Verification involves testing in the lab while validation requires testing on patients, he added. In both cases, certain standards must be followed.

“Then we need to gain regulatory approval, we go to the regulators and ask whether they are fine with us bringing this to the market,” Volckaerts said. “And they are evaluating the design file, from the first phase to the last and checking whether indeed we are complying to all the standards they are expecting us to.”

With proper protocols implants are safe.

I was relieved to hear that the safety and performance of the device is prioritized.

Only when every phase the product goes through is carefully analysed and approved can the product be released on the market. From the user needs to the design input, process and output, as well as the final medical device, all the steps are reviewed, verified and validated as they all influence each other.

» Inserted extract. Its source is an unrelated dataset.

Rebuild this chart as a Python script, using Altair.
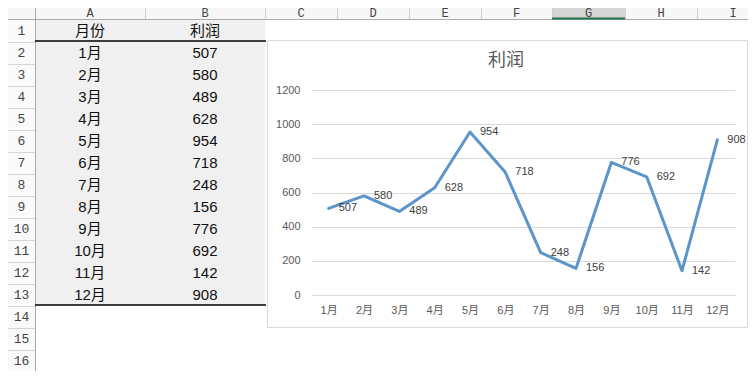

These are standard processes implants go through to ensure maximum safety and performances on a high level.

“Everything that counts to me is, again, the customer,” Volckaerts said.

Hearing this process from someone dedicated to developing a safe and life-improving device satisfied my doubts about implants. They’re complex devices, able to improve or lower our quality of life. Despite some frightening cases, there are still people like me, whose implants have led to an improved and healthy life with no complications.

As they are meant to.

Three questions to consider:

  1. Why would a medical device maker rush a project to market when safety has not been proven?
  2. How can a patient know if a medical device is safe before agreeing to have it implanted?
  3. What steps can be taken to make medical devices safer?